Stern's comments provided further evidence that Fed policymakers think they may need to raise rates substantially in the coming months to slow the robust U.S. economy and keep inflation from taking off.

"It is quite possible that over time, a significant change in policy might be implemented, albeit on a gradual basis," Stern told the Plymouth Rotary Club.

The U.S. central bank has already raised the key federal funds rate on overnight lending between banks four times since June, bringing the rate from 4.75 percent at the start of the credit tightening to 5.75 percent currently.

Wall Street is now bracing for more rate hikes in the coming months and top Fed officials have not been bashful about warning that they will continue to act until the rapid-fire pace of domestic demand slows.

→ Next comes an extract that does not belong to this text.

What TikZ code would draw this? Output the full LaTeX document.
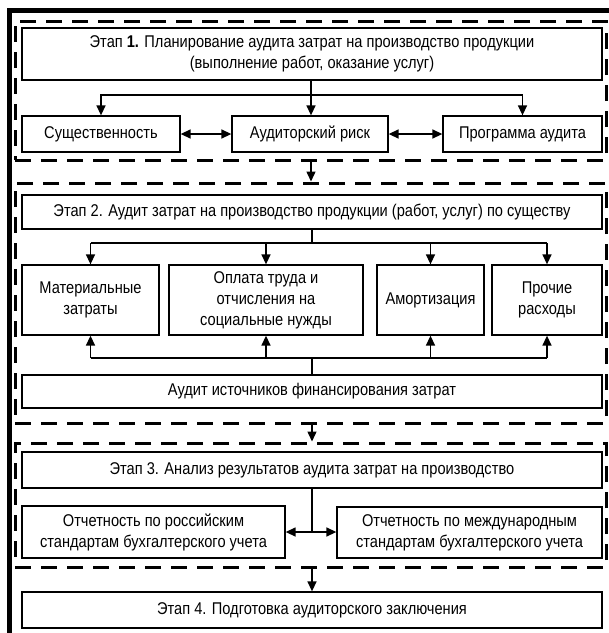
\documentclass[tikz,border=0pt]{standalone}
\usepackage{fontspec}
\setmainfont{Liberation Sans}[FakeStretch=0.86]
\usetikzlibrary{arrows.meta}
\begin{document}
\begin{tikzpicture}[x=1pt,y=-1pt,
  every node/.style={font=\fontsize{17}{21}\selectfont},
  box/.style={draw,line width=1.3pt,inner sep=0pt,align=center,fill=white},
  dbox/.style={draw,line width=3pt,dash pattern=on 16pt off 10pt,inner sep=0pt},
  arr/.style={line width=1.4pt,-{Triangle[length=10pt,width=9pt]}},
  darr/.style={line width=1.4pt,{Triangle[length=10pt,width=9pt]}-{Triangle[length=10pt,width=9pt]}},
  ln/.style={line width=1.4pt}]
\useasboundingbox (0,0) rectangle (609,633);
% outer frame
\draw[line width=4.5pt] (9.5,633) -- (9.5,10.5) -- (609,10.5);
% dashed frames
\node[dbox,minimum width=591pt,minimum height=139pt] (d1) at (310.5,90.5) {};
\node[dbox,minimum width=591pt,minimum height=240pt] (d2) at (310.5,303) {};
\node[dbox,minimum width=591pt,minimum height=124pt] (d3) at (310.5,505) {};
% stage 1
\node[box,minimum width=580pt,minimum height=52pt] (s1) at (312,54) {Этап \textbf{1.} Планирование аудита затрат на производство продукции\\(выполнение работ, оказание услуг)};
\node[box,minimum width=158pt,minimum height=36pt] (sus) at (101,134) {Существенность};
\node[box,minimum width=156pt,minimum height=36pt] (risk) at (310,134) {Аудиторский риск};
\node[box,minimum width=159pt,minimum height=36pt] (prog) at (522.5,134) {Программа аудита};
\coordinate (h1) at (311,95);
\draw[arr] (s1.south -| h1) -- (risk.north -| h1);
\draw[arr] (h1) -| (sus.north);
\draw[arr] (h1) -| (prog.north);
\draw[darr] (sus.east) -- (risk.west);
\draw[darr] (risk.east) -- (prog.west);
\draw[arr] (d1.south -| h1) -- (d2.north -| h1);
% stage 2
\node[box,minimum width=580pt,minimum height=34pt] (s2) at (312,212) {Этап 2. Аудит затрат на производство продукции (работ, услуг) по существу};
\node[box,minimum width=137pt,minimum height=70pt] (mat) at (90.5,300) {Материальные\\затраты};
\node[box,minimum width=194pt,minimum height=70pt] (opl) at (266,300) {Оплата труда и\\отчисления на\\социальные нужды};
\node[box,minimum width=107pt,minimum height=70pt] (am) at (430.5,300) {Амортизация};
\node[box,minimum width=110pt,minimum height=70pt] (pr) at (547,300) {Прочие\\расходы};
\node[box,minimum width=580pt,minimum height=33pt] (ist) at (312,391.5) {Аудит источников финансирования затрат};
\coordinate (h2) at (312,243);
\coordinate (h3) at (312,358);
\draw[ln] (s2.south) -- (h2);
\draw[ln] (h2 -| mat.north) -- (h2 -| pr.north);
\draw[arr] (h2 -| mat.north) -- (mat.north);
\draw[arr] (h2 -| opl.north) -- (opl.north);
\draw[arr] (h2 -| am.north) -- (am.north);
\draw[arr] (h2 -| pr.north) -- (pr.north);
\draw[ln] (ist.north) -- (h3);
\draw[ln] (h3 -| mat.south) -- (h3 -| pr.south);
\draw[arr] (h3 -| mat.south) -- (mat.south);
\draw[arr] (h3 -| opl.south) -- (opl.south);
\draw[arr] (h3 -| am.south) -- (am.south);
\draw[arr] (h3 -| pr.south) -- (pr.south);
\draw[arr] (d2.south -| h2) -- (d3.north -| h2);
% stage 3
\node[box,minimum width=580pt,minimum height=36pt] (s3) at (312,470) {Этап 3. Анализ результатов аудита затрат на производство};
\node[box,minimum width=263pt,minimum height=52pt] (rus) at (153.5,532) {Отчетность по российским\\стандартам бухгалтерского учета};
\node[box,minimum width=265pt,minimum height=51pt] (int) at (469.5,532.5) {Отчетность по международным\\стандартам бухгалтерского учета};
\coordinate (h4) at (312,532);
\draw[ln] (s3.south) -- (h4);
\draw[arr] (h4) -- (rus.east |- h4);
\draw[arr] (h4) -- (int.west |- h4);
% stage 4
\node[box,minimum width=580pt,minimum height=36pt] (s4) at (312,610) {Этап 4. Подготовка аудиторского заключения};
\draw[arr] (d3.south -| h4) -- (s4.north);
\end{tikzpicture}
\end{document}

Fed chairman Alan Greenspan said in testimony to U.S. lawmakers this week that there was little evidence the rate hikes so far were slowing the economy to a pace the Fed feels comfortable with.

He made clear that he thought the rate of growth in the second half of last year — nearly six percent on an annual basis — could not be sustained without generating inflation.

Both Stern and St. Louis Fed President William Poole, who spoke at a separate event at Saint Louis University, said they did not see a threat to the economy from broader inflation as a result of higher oil prices.

Growing world demand for oil, and not production cutbacks, was the driving force pushing prices up, Poole said. But despite oil prices, inflation was benign in January, he added.

Poole said tight monetary policy that keeps inflation under wraps will keep interest rates lower in the long run, and he dismissed the notion that higher interest rates depress economic activity.

Both Stern and Poole are non-voting members of the Fed's policy-setting Federal Open Market Committee this year.

One of the Fed's preoccupations these days is that a tremendous run-up in stock prices in the past few years has created a "wealth effect" where consumers spend more as their paper wealth grows.

Fed officials fear wealth effect spending is fueling demand in excess of supply in the U.S. economy and this imbalance could trigger inflation.

But Poole said it was not clear the U.S. stock market is overvalued and it was hard to say what implications any fluctuation in stock prices would have for Fed policy.

"It's not obvious the stock market is overvalued. I don't know what the right price for the stock market is," Poole said.

"There is so much uncertainty about the stock market that increases or decreases in the stock market do not in any way drive me...to believe that there should be any easy or quick (monetary) policy conclusions that would flow from it."

The Dow Jones industrial average, the key U.S. blue-chip stock index, has seen a bout of weakness so far this year, even while technology stocks on the Nasdaq composite have been soaring to eye-popping record highs.

Stern said it was too early to draw any conclusions about the impact of the Dow's decline on the broader economy. "I don't think the decline we have had is enough to matter quantitatively, because you could reach different conclusions." By the close of trade on Thursday, the Dow was down more than 12 percent since the start of the year while the Nasdaq was up about 13.5 percent.